%%

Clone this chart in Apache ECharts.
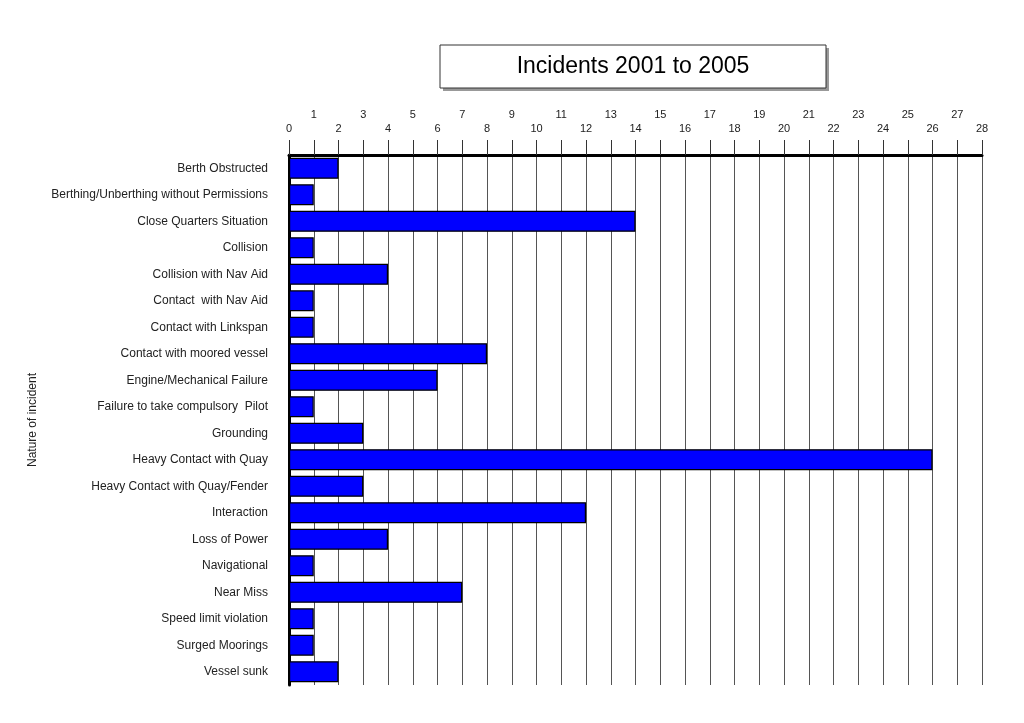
<!DOCTYPE html>
<html>
<head>
<meta charset="utf-8">
<script src="https://cdn.jsdelivr.net/npm/echarts@6/dist/echarts.min.js"></script>
<style>
html, body { margin: 0; padding: 0; background: #fff; }
#chart { width: 1024px; height: 723px; }
</style>
</head>
<body>
<div id="chart"></div>
<script>
var categories = [
    'Berth Obstructed',
    'Berthing/Unberthing without Permissions',
    'Close Quarters Situation',
    'Collision',
    'Collision with Nav Aid',
    'Contact  with Nav Aid',
    'Contact with Linkspan',
    'Contact with moored vessel',
    'Engine/Mechanical Failure',
    'Failure to take compulsory  Pilot',
    'Grounding',
    'Heavy Contact with Quay',
    'Heavy Contact with Quay/Fender',
    'Interaction',
    'Loss of Power',
    'Navigational',
    'Near Miss',
    'Speed limit violation',
    'Surged Moorings',
    'Vessel sunk'
];
var counts = [2, 1, 14, 1, 4, 1, 1, 8, 6, 1, 3, 26, 3, 12, 4, 1, 7, 1, 1, 2];

var myChart = echarts.init(document.getElementById('chart'));

var font = 'Liberation Sans, Arial, sans-serif';

// top axis: even labels on the lower row, odd labels on the upper row
function topAxis(showOdd) {
    return {
        type: 'value',
        position: 'top',
        min: 0,
        max: 28,
        interval: 1,
        axisLine: { show: !showOdd, onZero: false, lineStyle: { color: '#000', width: 3 } },
        axisTick: { show: !showOdd, length: 15, lineStyle: { color: '#333', width: 1 } },
        splitLine: { show: !showOdd, lineStyle: { color: '#555', width: 1 } },
        axisLabel: {
            margin: showOdd ? 35 : 21,
            fontFamily: font,
            fontSize: 11,
            color: '#222',
            formatter: function (v) {
                return (v % 2 === 1) === showOdd ? String(v) : '';
            }
        }
    };
}

option = {
    animation: false,
    backgroundColor: '#fff',
    grid: {
        left: 289,
        right: 42,
        top: 155,
        bottom: 38
    },
    graphic: [
        // title box shadow
        {
            type: 'rect',
            shape: { x: 443, y: 48, width: 386, height: 43 },
            style: { fill: '#999' }
        },
        {
            type: 'rect',
            shape: { x: 440, y: 45, width: 386, height: 43 },
            style: { fill: '#fff', stroke: '#333', lineWidth: 1 }
        },
        {
            type: 'text',
            x: 633,
            y: 67,
            style: {
                text: 'Incidents 2001 to 2005',
                fontFamily: font,
                fontSize: 23,
                fill: '#000',
                align: 'center',
                verticalAlign: 'middle'
            }
        }
    ],
    xAxis: [topAxis(false), topAxis(true)],
    yAxis: {
        type: 'category',
        inverse: true,
        data: categories,
        name: 'Nature of incident',
        nameLocation: 'middle',
        nameGap: 250,
        nameRotate: 90,
        nameTextStyle: { fontFamily: font, fontSize: 12, color: '#222' },
        axisLine: { lineStyle: { color: '#000', width: 3 } },
        axisTick: { alignWithLabel: true, length: 7, lineStyle: { color: '#333' } },
        axisLabel: { margin: 21, fontFamily: font, fontSize: 12, color: '#222' },
        splitLine: { show: false }
    },
    series: [
        {
            type: 'bar',
            xAxisIndex: 0,
            data: counts,
            barWidth: 21,
            itemStyle: {
                color: '#0000ff',
                borderColor: '#000',
                borderWidth: 1.2
            }
        }
    ]
};

myChart.setOption(option);
</script>
</body>
</html>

%%

## Goal of the exercise:
All of the material above should be reproduced exactly, except the pictures.

## Completed exercise:
Clone this chart in Apache ECharts.
<!DOCTYPE html>
<html>
<head>
<meta charset="utf-8">
<script src="https://cdn.jsdelivr.net/npm/echarts@6/dist/echarts.min.js"></script>
<style>
html, body { margin: 0; padding: 0; background: #fff; }
#chart { width: 1024px; height: 723px; }
</style>
</head>
<body>
<div id="chart"></div>
<script>
var categories = [
    'Berth Obstructed',
    'Berthing/Unberthing without Permissions',
    'Close Quarters Situation',
    'Collision',
    'Collision with Nav Aid',
    'Contact  with Nav Aid',
    'Contact with Linkspan',
    'Contact with moored vessel',
    'Engine/Mechanical Failure',
    'Failure to take compulsory  Pilot',
    'Grounding',
    'Heavy Contact with Quay',
    'Heavy Contact with Quay/Fender',
    'Interaction',
    'Loss of Power',
    'Navigational',
    'Near Miss',
    'Speed limit violation',
    'Surged Moorings',
    'Vessel sunk'
];
var counts = [2, 1, 14, 1, 4, 1, 1, 8, 6, 1, 3, 26, 3, 12, 4, 1, 7, 1, 1, 2];

var myChart = echarts.init(document.getElementById('chart'));

var font = 'Liberation Sans, Arial, sans-serif';

// top axis: even labels on the lower row, odd labels on the upper row
function topAxis(showOdd) {
    return {
        type: 'value',
        position: 'top',
        min: 0,
        max: 28,
        interval: 1,
        axisLine: { show: !showOdd, onZero: false, lineStyle: { color: '#000', width: 3 } },
        axisTick: { show: !showOdd, length: 15, lineStyle: { color: '#333', width: 1 } },
        splitLine: { show: !showOdd, lineStyle: { color: '#555', width: 1 } },
        axisLabel: {
            margin: showOdd ? 35 : 21,
            fontFamily: font,
            fontSize: 11,
            color: '#222',
            formatter: function (v) {
                return (v % 2 === 1) === showOdd ? String(v) : '';
            }
        }
    };
}

option = {
    animation: false,
    backgroundColor: '#fff',
    grid: {
        left: 289,
        right: 42,
        top: 155,
        bottom: 38
    },
    graphic: [
        // title box shadow
        {
            type: 'rect',
            shape: { x: 443, y: 48, width: 386, height: 43 },
            style: { fill: '#999' }
        },
        {
            type: 'rect',
            shape: { x: 440, y: 45, width: 386, height: 43 },
            style: { fill: '#fff', stroke: '#333', lineWidth: 1 }
        },
        {
            type: 'text',
            x: 633,
            y: 67,
            style: {
                text: 'Incidents 2001 to 2005',
                fontFamily: font,
                fontSize: 23,
                fill: '#000',
                align: 'center',
                verticalAlign: 'middle'
            }
        }
    ],
    xAxis: [topAxis(false), topAxis(true)],
    yAxis: {
        type: 'category',
        inverse: true,
        data: categories,
        name: 'Nature of incident',
        nameLocation: 'middle',
        nameGap: 250,
        nameRotate: 90,
        nameTextStyle: { fontFamily: font, fontSize: 12, color: '#222' },
        axisLine: { lineStyle: { color: '#000', width: 3 } },
        axisTick: { alignWithLabel: true, length: 7, lineStyle: { color: '#333' } },
        axisLabel: { margin: 21, fontFamily: font, fontSize: 12, color: '#222' },
        splitLine: { show: false }
    },
    series: [
        {
            type: 'bar',
            xAxisIndex: 0,
            data: counts,
            barWidth: 21,
            itemStyle: {
                color: '#0000ff',
                borderColor: '#000',
                borderWidth: 1.2
            }
        }
    ]
};

myChart.setOption(option);
</script>
</body>
</html>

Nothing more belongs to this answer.